When that was discovered, it was already at a stage where nothing could really be done to help. He was fine for two or three months afterward, almost like nothing was wrong, then suddenly declined very quickly. Testing at one point showed his kidney function was nearly down to nothing at all, and he was very, very sick. I mentioned that T. got to a fit approximately 16 pounds, and at the end he plummeted to about 11 pounds, a shadow of his former self.
He had to have been in such pain and discomfort, but he didn’t show it. He was still gentle as ever and purred when you pet him, although at one point he could barely make the noise. He suffered silently until at last he could move almost not at all.

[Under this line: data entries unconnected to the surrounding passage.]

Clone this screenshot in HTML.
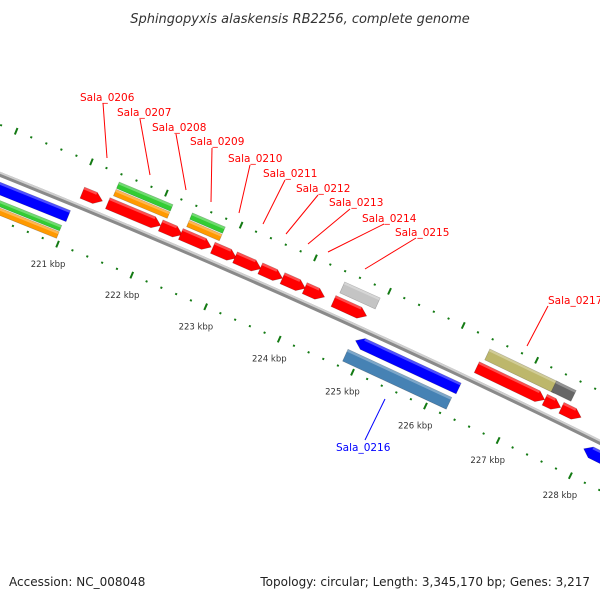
<!DOCTYPE html>
<html><head><meta charset="utf-8"><title>Genome map</title>
<style>
html,body{margin:0;padding:0;background:#fff;}
svg{display:block;font-family:"DejaVu Sans","Liberation Sans",sans-serif;}
</style></head>
<body>
<svg id="map" width="600" height="600" viewBox="0 0 600 600" xmlns="http://www.w3.org/2000/svg">
<defs>
<linearGradient id="bbGrad" x1="0" y1="0" x2="0" y2="1">
<stop offset="0" stop-color="#d0d0d0"/><stop offset="1" stop-color="#6a6a6a"/>
</linearGradient>
</defs>
<rect x="0" y="0" width="600" height="600" fill="#fff"/>
<text x="300" y="23" text-anchor="middle" font-size="13" font-style="italic" fill="#333">Sphingopyxis alaskensis RB2256, complete genome</text>
<g id="ticks"></g>
<g id="backbone"></g>
<g id="features"></g>
<g id="labels"></g>
<text x="9" y="586" font-size="12" fill="#222">Accession: NC_008048</text>
<text x="590" y="586" text-anchor="end" font-size="12" fill="#222">Topology: circular; Length: 3,345,170 bp; Genes: 3,217</text>
</svg>
<script>
// ---- data (kbp positions) ----
const majorTicks = [219, 220, 221, 222, 223, 224, 225, 226, 227, 228, 229];
const tickLabels = ["221 kbp","222 kbp","223 kbp","224 kbp","225 kbp","226 kbp","227 kbp","228 kbp"];
const tickLabelPos = [221, 222, 223, 224, 225, 226, 227, 228];
const minorStep = 0.2;
// forward red CDS row
const fwdRedStart = [221.04, 221.38, 222.09, 222.36, 222.79, 223.09, 223.43, 223.73, 224.03, 224.42, 226.37, 227.30, 227.53];
const fwdRedEnd   = [221.31, 222.09, 222.38, 222.77, 223.11, 223.44, 223.73, 224.04, 224.30, 224.87, 227.30, 227.52, 227.80];
// forward orange / green rows
const fwdOrangeStart = [221.41, 222.39];
const fwdOrangeEnd   = [222.13, 222.83];
const fwdGreenStart = [221.41, 222.39];
const fwdGreenEnd   = [222.13, 222.83];
// forward other row (gray, olive, dark gray)
const fwdOtherStart = [224.45, 226.42, 227.33];
const fwdOtherEnd   = [224.93, 227.37, 227.60];
const fwdOtherColor = ["#c4c4c4", "#bdb76b", "#666666"];
// reverse blue row
const revBlueStart = [219.3, 224.87, 228.00];
const revBlueEnd   = [220.99, 226.28, 229.3];
// reverse second row
const revGreenStart = [219.3];
const revGreenEnd = [220.96];
const revOrangeStart = [219.3];
const revOrangeEnd = [220.96];
const revSteelStart = [224.83];
const revSteelEnd = [226.25];
// label annotations
const labelNames = ["Sala_0206","Sala_0207","Sala_0208","Sala_0209","Sala_0210","Sala_0211","Sala_0212","Sala_0213","Sala_0214","Sala_0215","Sala_0217","Sala_0216"];
const labelTextX = [80,117,152,190,228,263,296,329,362,395,548,336];
const labelTextY = [101,116,131,145,162,177,192,206,222,236,304,451];
const lineX1 = [103,140,176,212,250,285,318,350,384,416,548,365];
const lineY1 = [103,119,134,148,165,180,195,209,224,238,306,440];
const lineX2 = [107,150,186,211,239,263,286,308,328,365,527,385];
const lineY2 = [158,175,190,202,213,224,234,244,252,269,346,399];
const labelColor = ["red","red","red","red","red","red","red","red","red","red","red","blue"];

// ---- geometry ----
const CX = -3143, CY = 8017, R = 8449;
const TH0 = -67.62, DEG_PER_KBP = 0.548;
function ang(k){ return (TH0 + (k - 221) * DEG_PER_KBP) * Math.PI / 180; }
function pt(k, r){ const a = ang(k); return [CX + r * Math.cos(a), CY + r * Math.sin(a)]; }
const NS = "http://www.w3.org/2000/svg";
function mk(tag, parent, attrs){
  const e = document.createElementNS(NS, tag);
  for (const k in attrs) e.setAttribute(k, attrs[k]);
  parent.appendChild(e); return e;
}
function P(a){ return a.map(p => p[0].toFixed(1) + "," + p[1].toFixed(1)).join(" "); }

// ---- backbone ----
const bbG = document.getElementById("backbone");
(function(){
  const pts = [];
  for (let k = 218.5; k <= 229.6; k += 0.25) pts.push(pt(k, R + 2.5));
  for (let k = 229.6; k >= 218.5; k -= 0.25) pts.push(pt(k, R - 2.5));
  const b = mk("polygon", bbG, {points: P(pts), fill: "#8a8a8a"});
  
  
  const hl = [];
  for (let k = 218.5; k <= 229.6; k += 0.25) hl.push(pt(k, R + 2.5));
  for (let k = 229.6; k >= 218.5; k -= 0.25) hl.push(pt(k, R + 0.5));
  const h = mk("polygon", bbG, {points: P(hl), fill: "#cfcfcf"});
  
  
})();

// ---- ticks ----
const tG = document.getElementById("ticks");
const ringR = [R + 46, R - 43];
for (const rr of ringR) {
  for (let k = 218.6; k <= 229.4; k += minorStep) {
    const kk = Math.round(k * 10) / 10;
    if (Math.abs(kk - Math.round(kk)) < 0.01) continue;
    const a = pt(kk, rr - 1), b = pt(kk, rr + 1);
    const t = mk("line", tG, {x1:a[0],y1:a[1],x2:b[0],y2:b[1],stroke:"#137a13","stroke-width":2});
    
    
  }
  for (const k of majorTicks) {
    const a = pt(k, rr - 3.5), b = pt(k, rr + 3.5);
    const t = mk("line", tG, {x1:a[0],y1:a[1],x2:b[0],y2:b[1],stroke:"#137a13","stroke-width":2});
    
    
  }
}
tickLabelPos.forEach((k, i) => {
  const p = pt(k, R - 60);
  const t = mk("text", tG, {x:p[0] - 3, y:p[1] + 7, "text-anchor":"middle", "font-size":"8.5", fill:"#333"});
  t.textContent = tickLabels[i];
  
  
});

// ---- features ----
const fG = document.getElementById("features");
function shade(c){ return c; }
function feature(s, e, r1, r2, color, dir, name){
  // dir: 1 forward arrow, -1 reverse arrow, 0 box
  const head = 0.1, mid = (r1 + r2) / 2;
  let pts;
  if (dir === 1) {
    const b = Math.max(s, e - head);
    pts = [pt(s, r2), pt(b, r2), pt(e, mid), pt(b, r1), pt(s, r1)];
  } else if (dir === -1) {
    const b = Math.min(e, s + head);
    pts = [pt(s, mid), pt(b, r2), pt(e, r2), pt(e, r1), pt(b, r1)];
  } else {
    pts = [pt(s, r2), pt(e, r2), pt(e, r1), pt(s, r1)];
  }
  const g = mk("g", fG, {});
  
  
  mk("polygon", g, {points: P(pts), fill: color, stroke: "rgba(0,0,0,0.25)", "stroke-width": 0.6});
  // highlight stripe on top edge
  const hs = dir === -1 ? Math.min(e, s + 0.1) : s;
  const he = dir === 1 ? Math.max(s, e - 0.1) : e;
  const hl = mk("polygon", g, {points: P([pt(hs, r2), pt(he, r2), pt(he, r2 - 2.5), pt(hs, r2 - 2.5)]), fill: "rgba(255,255,255,0.3)"});
  
  
}
fwdRedStart.forEach((s, i) => feature(s, fwdRedEnd[i], R + 8, R + 20, "#ff0000", 1, "forward-cds"));
fwdOrangeStart.forEach((s, i) => feature(s, fwdOrangeEnd[i], R + 23, R + 30, "#ff9900", 0, "forward-orange-feature"));
fwdGreenStart.forEach((s, i) => feature(s, fwdGreenEnd[i], R + 31, R + 38, "#33cc33", 0, "forward-green-feature"));
fwdOtherStart.forEach((s, i) => feature(s, fwdOtherEnd[i], R + 24, R + 36, fwdOtherColor[i], 0, "forward-other-feature"));
revBlueStart.forEach((s, i) => feature(s, revBlueEnd[i], R - 19, R - 7, "#0000ff", -1, "reverse-cds"));
revGreenStart.forEach((s, i) => feature(s, revGreenEnd[i], R - 30, R - 24, "#33cc33", 0, "reverse-green-feature"));
revOrangeStart.forEach((s, i) => feature(s, revOrangeEnd[i], R - 38, R - 31, "#ff9900", 0, "reverse-orange-feature"));
revSteelStart.forEach((s, i) => feature(s, revSteelEnd[i], R - 37, R - 24, "#4682b4", 0, "reverse-gene"));

// ---- labels ----
const lG = document.getElementById("labels");
labelNames.forEach((n, i) => {
  const l = mk("line", lG, {x1:lineX1[i], y1:lineY1[i], x2:lineX2[i], y2:lineY2[i], stroke:labelColor[i], "stroke-width":1});
  
  
  const t = mk("text", lG, {x:labelTextX[i], y:labelTextY[i], "font-size":"10.5", fill:labelColor[i]});
  t.textContent = n;
  
  
});
</script>
</body></html>
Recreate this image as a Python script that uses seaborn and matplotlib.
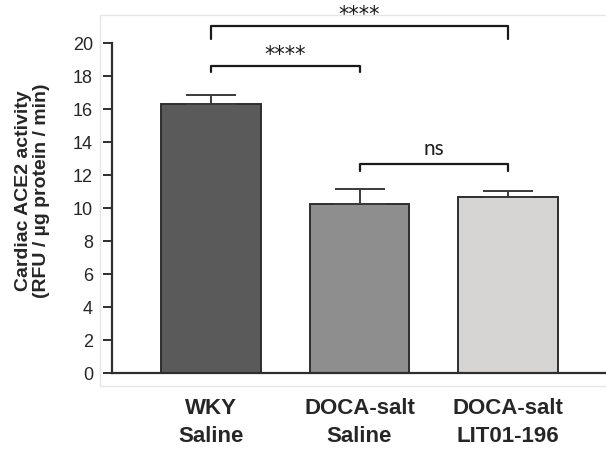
import numpy as np
import pandas as pd
import matplotlib
matplotlib.use("Agg")
import matplotlib.pyplot as plt
import seaborn as sns
from matplotlib.patches import Rectangle

groups = ["WKY\nSaline", "DOCA-salt\nSaline", "DOCA-salt\nLIT01-196"]
means = [16.3, 10.25, 10.7]
sems = [0.57, 0.9, 0.35]
bar_colors = ["#5a5a5a", "#8e8e8e", "#d8d5d2"]
y_ticks = [0, 2, 4, 6, 8, 10, 12, 14, 16, 18, 20]

# brackets: (left bar, right bar, line height, tick bottom, label)
brackets = [
    (0, 1, 18.65, 18.25, "****"),
    (0, 2, 21.05, 20.25, "****"),
    (1, 2, 12.67, 12.28, "ns"),
]

sns.set_style("white")
plt.rcParams["font.family"] = ["Liberation Sans", "DejaVu Sans"]

df = pd.DataFrame({"group": groups, "activity": means})

fig = plt.figure(figsize=(6.06, 4.5), dpi=100)
ax = fig.add_axes([0.1843, 0.1704, 0.8157, 0.825])

sns.barplot(data=df, x="group", y="activity", hue="group", palette=bar_colors,
            width=0.673, edgecolor="#2e2e2e", linewidth=1.4, legend=False, ax=ax)

ax.errorbar(range(len(groups)), means, yerr=[[0] * 3, sems], fmt="none",
            ecolor="#3a3a3a", elinewidth=1.4, capsize=18, capthick=1.4, zorder=1)

for i, j, h, b, lab in brackets:
    ax.plot([i, i, j, j], [b, h, h, b], color="#1a1a1a", lw=1.6, clip_on=False)
    if lab == "ns":
        ax.text((i + j) / 2, h + 0.95, lab, ha="center", va="center",
                fontsize=15, family=["Lato", "DejaVu Sans"], color="#1a1a1a")
    else:
        ax.text((i + j) / 2, h + 0.3, lab, ha="center", va="baseline",
                fontsize=15, family=["DejaVu Sans"], color="#1a1a1a")

ax.set_xlim(-0.669, 2.66)
ax.set_ylim(0, 22.5)
ax.set_yticks(y_ticks)
ax.tick_params(axis="y", direction="out", length=6.5, width=1.4, color="#2e2e2e",
               labelsize=13, pad=7, left=True)
ax.tick_params(axis="x", length=0, labelsize=16, pad=18)
for lbl in ax.get_xticklabels():
    lbl.set_fontweight("bold")
    lbl.set_linespacing(1.4)

for s in ["top", "right"]:
    ax.spines[s].set_visible(False)
ax.spines["left"].set_bounds(0, 20)
for s in ["left", "bottom"]:
    ax.spines[s].set_color("#2e2e2e")
    ax.spines[s].set_linewidth(1.6)

ax.set_xlabel("")
ax.set_ylabel("Cardiac ACE2 activity\n(RFU / µg protein / min)", fontsize=14,
              fontweight="bold", linespacing=1.1)
ax.yaxis.set_label_coords(-0.125, 0.491)

# faint frame around the plot area
fig.patches.append(Rectangle((100 / 606, (450 - 386) / 450), 1.0, (386 - 15) / 450,
                             transform=fig.transFigure, fill=False,
                             edgecolor="#e6e6e6", lw=1.0, zorder=0))

fig.savefig("out.png", dpi=100)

Our daughter was born toward his later years and probably won’t remember him, but she was more than two years old when he died. T. was always very tolerant and gentle with her, and he seemed to know right away that she was some extension of my wife and me.

That was our cat T. Gray, who I more accurately call our friend, and we miss him. After he died, we found ourselves still looking for that mystery lump in the comforter that used to be him under there, or we’d see a white box/ object or something in the corner of our eyes and think it was him, which happened all the time while we had him.
He was a remarkable creature, and a kind all his own.